The Empty Quarter in the Arabian Peninsula, for instance – which consists of some 650,000 square kilometres of sand desert – is unmonitored. Data is also sparse in the Antarctic and the Sahara.
This can be problematic when scientists want to observe temperature patterns in a particular area of the world. While global temperatures are rising, in some areas it is happening faster than others. In the Arctic, for instance, certain feedback mechanisms mean the snowy region is warming twice as fast as the average rate.
This can have implications for vulnerable regions trying to adapt to the new patterns of the changing climate.
“Africa contains a lot of climate vulnerable societies, so it is one place where you would love to have really accurate data. But the situation is improving,” says Black.
Keeping secrets
What these aberrations do not impact is the large scale climate record.
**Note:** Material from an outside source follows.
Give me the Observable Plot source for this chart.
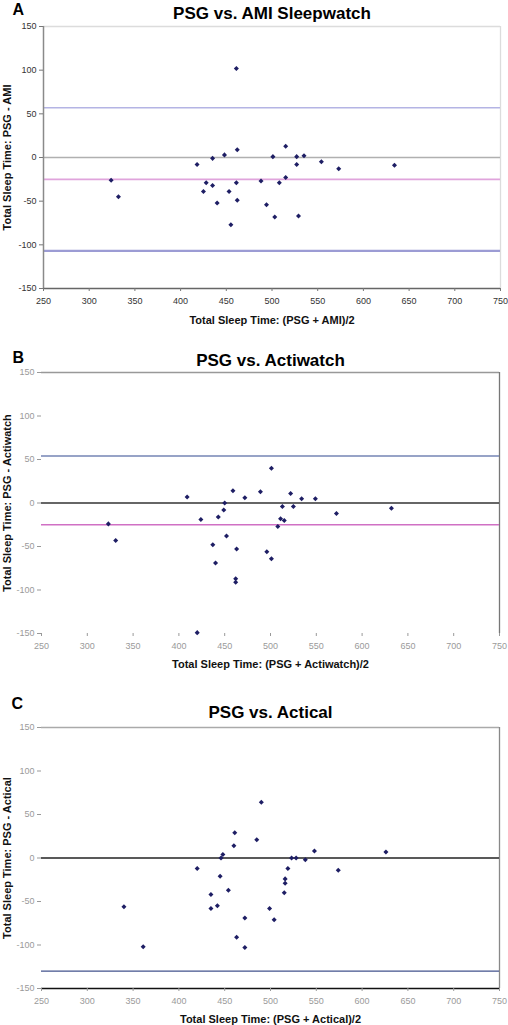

To work out global temperatures, all scientists need is 100 stations sending them an accurate piece of data once a month.
This is lucky, because hoovering up the figures from the thousands of weather stations and depositing them into datasets is not necessarily easy.
In fact, NOAA forms its dataset from around 7,000 land stations, while the Met Office has around 5,500, which allow the agencies to build up a detailed picture of how climate change is happening regionally, as well as globally.
But much of this information is sensitive, both commercially and nationally.
In African countries, for instance, there has been reluctance in recent decades to make the data freely available for everyone.
“They don’t want to be a collection agency for western scientists,” says Jones. “They want to get involved in the science as well. They don’t want their scientists to work for companies in Europe, and so by keeping hold of the data it might their scientists stay in the country more.”
European countries, and particularly Poland, have also been reluctant to share their data in recent years – particularly on rain and sunshine – as consultancies in the US are able to cash in on the findings by selling forecasts, often to agricultural companies.
In many EU countries, the meteorological service is expected to make a profit, and the data it collects can provide a valuable stream of revenue. Wars and changes in government can also interrupt the flow of information coming out of a country.
Ocean data collected by ships can also be delayed. Fishing fleets in Japan, Taiwan and South Korea may be reluctant to reveal their whereabouts “if they are catching really good fish”, says Jones. Shipping companies around Somalia may hold similar qualms due to the threat of pirates.
But these concerns are merely glitches in a long history of remarkably robust data collection.
Lay the records of the four main meteorological agencies – each working independently and with their own methods – on top of each other on a graph, and what is striking is how the lines match up almost exactly.
That is why, when NASA revealed today that the world is hotter than ever, they know they can count on the numbers – even those collected by old seafarers with wooden buckets.